#### Set task:
From the opening line of the records through the line bearing "const indivF = [40.6, 40.5, 39.4, 30.8];", set down every line exactly.

····················

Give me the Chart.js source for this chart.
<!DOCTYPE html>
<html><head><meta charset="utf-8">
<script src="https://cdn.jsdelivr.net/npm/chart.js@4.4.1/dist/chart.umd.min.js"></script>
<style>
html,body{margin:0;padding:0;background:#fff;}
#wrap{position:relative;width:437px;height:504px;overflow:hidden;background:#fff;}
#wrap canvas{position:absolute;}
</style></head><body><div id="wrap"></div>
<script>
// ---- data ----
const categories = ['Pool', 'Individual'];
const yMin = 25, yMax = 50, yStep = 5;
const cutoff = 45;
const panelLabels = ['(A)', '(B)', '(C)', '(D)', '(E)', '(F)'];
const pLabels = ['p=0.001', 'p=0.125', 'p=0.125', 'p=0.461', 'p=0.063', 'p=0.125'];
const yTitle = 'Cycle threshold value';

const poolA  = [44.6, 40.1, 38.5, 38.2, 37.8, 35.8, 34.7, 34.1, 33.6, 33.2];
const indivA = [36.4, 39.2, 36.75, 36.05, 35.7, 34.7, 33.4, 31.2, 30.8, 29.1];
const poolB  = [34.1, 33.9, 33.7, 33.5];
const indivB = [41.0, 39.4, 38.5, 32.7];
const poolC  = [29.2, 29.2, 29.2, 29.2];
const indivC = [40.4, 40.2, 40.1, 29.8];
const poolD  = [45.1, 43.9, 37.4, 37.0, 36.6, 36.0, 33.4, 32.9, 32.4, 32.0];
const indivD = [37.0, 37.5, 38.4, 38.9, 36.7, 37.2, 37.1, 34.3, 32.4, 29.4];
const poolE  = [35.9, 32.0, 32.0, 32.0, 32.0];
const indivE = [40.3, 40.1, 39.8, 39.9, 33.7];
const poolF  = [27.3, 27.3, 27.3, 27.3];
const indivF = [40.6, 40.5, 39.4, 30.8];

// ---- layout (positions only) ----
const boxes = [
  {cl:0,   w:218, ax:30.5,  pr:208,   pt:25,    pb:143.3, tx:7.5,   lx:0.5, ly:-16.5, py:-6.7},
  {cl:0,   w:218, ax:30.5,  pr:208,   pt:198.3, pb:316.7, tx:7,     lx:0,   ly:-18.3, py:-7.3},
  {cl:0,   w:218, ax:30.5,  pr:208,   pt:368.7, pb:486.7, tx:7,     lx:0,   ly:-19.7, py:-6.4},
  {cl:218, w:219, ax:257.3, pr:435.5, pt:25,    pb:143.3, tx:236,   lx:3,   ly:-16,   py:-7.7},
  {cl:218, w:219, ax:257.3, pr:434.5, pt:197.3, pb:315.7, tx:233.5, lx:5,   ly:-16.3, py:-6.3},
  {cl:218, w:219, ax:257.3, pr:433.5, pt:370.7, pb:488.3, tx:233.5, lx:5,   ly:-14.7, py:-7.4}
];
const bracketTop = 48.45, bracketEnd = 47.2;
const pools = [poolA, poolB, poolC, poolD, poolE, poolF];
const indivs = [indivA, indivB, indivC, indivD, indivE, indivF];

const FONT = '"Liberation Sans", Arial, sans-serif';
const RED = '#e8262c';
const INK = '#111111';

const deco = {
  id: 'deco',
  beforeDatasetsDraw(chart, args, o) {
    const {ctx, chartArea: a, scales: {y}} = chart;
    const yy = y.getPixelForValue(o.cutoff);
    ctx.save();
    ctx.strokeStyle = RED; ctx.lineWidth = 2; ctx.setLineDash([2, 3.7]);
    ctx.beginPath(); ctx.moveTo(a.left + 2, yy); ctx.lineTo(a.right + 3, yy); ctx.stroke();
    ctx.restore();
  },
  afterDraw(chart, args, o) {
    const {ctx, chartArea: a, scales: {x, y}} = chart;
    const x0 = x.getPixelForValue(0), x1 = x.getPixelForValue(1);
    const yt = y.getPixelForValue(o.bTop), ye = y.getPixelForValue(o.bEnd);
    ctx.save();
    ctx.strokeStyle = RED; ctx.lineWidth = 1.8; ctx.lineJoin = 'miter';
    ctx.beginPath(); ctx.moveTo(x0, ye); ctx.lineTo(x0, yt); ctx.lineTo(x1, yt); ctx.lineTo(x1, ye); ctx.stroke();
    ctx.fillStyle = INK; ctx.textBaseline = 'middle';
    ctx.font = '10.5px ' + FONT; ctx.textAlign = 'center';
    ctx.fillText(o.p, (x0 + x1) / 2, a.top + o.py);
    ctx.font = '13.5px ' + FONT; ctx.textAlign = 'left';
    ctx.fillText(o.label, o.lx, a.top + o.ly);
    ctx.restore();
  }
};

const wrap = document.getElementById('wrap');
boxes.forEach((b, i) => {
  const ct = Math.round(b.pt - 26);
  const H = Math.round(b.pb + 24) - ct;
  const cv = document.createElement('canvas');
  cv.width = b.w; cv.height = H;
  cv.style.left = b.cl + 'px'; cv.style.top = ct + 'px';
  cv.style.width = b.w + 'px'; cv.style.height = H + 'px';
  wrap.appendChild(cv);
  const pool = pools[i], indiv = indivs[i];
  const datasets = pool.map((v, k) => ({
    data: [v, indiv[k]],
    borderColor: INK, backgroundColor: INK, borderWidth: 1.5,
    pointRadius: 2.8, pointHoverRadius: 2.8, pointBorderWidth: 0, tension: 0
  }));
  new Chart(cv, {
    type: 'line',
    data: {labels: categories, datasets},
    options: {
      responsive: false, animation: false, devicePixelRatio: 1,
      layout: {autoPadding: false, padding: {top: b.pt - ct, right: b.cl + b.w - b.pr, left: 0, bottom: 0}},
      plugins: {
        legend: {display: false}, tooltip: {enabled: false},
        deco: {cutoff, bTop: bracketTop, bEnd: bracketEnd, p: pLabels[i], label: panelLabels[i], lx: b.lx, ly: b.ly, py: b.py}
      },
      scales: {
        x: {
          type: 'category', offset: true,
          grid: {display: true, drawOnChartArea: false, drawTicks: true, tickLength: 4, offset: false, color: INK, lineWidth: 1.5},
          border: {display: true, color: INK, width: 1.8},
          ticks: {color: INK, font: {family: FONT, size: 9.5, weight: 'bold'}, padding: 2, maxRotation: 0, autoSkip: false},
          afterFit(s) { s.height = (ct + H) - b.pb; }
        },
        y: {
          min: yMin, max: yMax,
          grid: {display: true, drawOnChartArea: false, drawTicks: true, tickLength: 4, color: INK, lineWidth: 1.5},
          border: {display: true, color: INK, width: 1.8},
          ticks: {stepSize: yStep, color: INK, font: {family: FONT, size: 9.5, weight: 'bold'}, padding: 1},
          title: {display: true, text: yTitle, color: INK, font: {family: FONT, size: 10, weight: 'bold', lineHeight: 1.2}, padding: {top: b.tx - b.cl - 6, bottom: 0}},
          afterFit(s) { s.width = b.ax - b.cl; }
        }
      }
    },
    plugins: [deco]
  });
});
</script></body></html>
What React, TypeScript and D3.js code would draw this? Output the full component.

····················

#### Solution to this exercise:
Give me the Chart.js source for this chart.
<!DOCTYPE html>
<html><head><meta charset="utf-8">
<script src="https://cdn.jsdelivr.net/npm/chart.js@4.4.1/dist/chart.umd.min.js"></script>
<style>
html,body{margin:0;padding:0;background:#fff;}
#wrap{position:relative;width:437px;height:504px;overflow:hidden;background:#fff;}
#wrap canvas{position:absolute;}
</style></head><body><div id="wrap"></div>
<script>
// ---- data ----
const categories = ['Pool', 'Individual'];
const yMin = 25, yMax = 50, yStep = 5;
const cutoff = 45;
const panelLabels = ['(A)', '(B)', '(C)', '(D)', '(E)', '(F)'];
const pLabels = ['p=0.001', 'p=0.125', 'p=0.125', 'p=0.461', 'p=0.063', 'p=0.125'];
const yTitle = 'Cycle threshold value';

const poolA  = [44.6, 40.1, 38.5, 38.2, 37.8, 35.8, 34.7, 34.1, 33.6, 33.2];
const indivA = [36.4, 39.2, 36.75, 36.05, 35.7, 34.7, 33.4, 31.2, 30.8, 29.1];
const poolB  = [34.1, 33.9, 33.7, 33.5];
const indivB = [41.0, 39.4, 38.5, 32.7];
const poolC  = [29.2, 29.2, 29.2, 29.2];
const indivC = [40.4, 40.2, 40.1, 29.8];
const poolD  = [45.1, 43.9, 37.4, 37.0, 36.6, 36.0, 33.4, 32.9, 32.4, 32.0];
const indivD = [37.0, 37.5, 38.4, 38.9, 36.7, 37.2, 37.1, 34.3, 32.4, 29.4];
const poolE  = [35.9, 32.0, 32.0, 32.0, 32.0];
const indivE = [40.3, 40.1, 39.8, 39.9, 33.7];
const poolF  = [27.3, 27.3, 27.3, 27.3];
const indivF = [40.6, 40.5, 39.4, 30.8];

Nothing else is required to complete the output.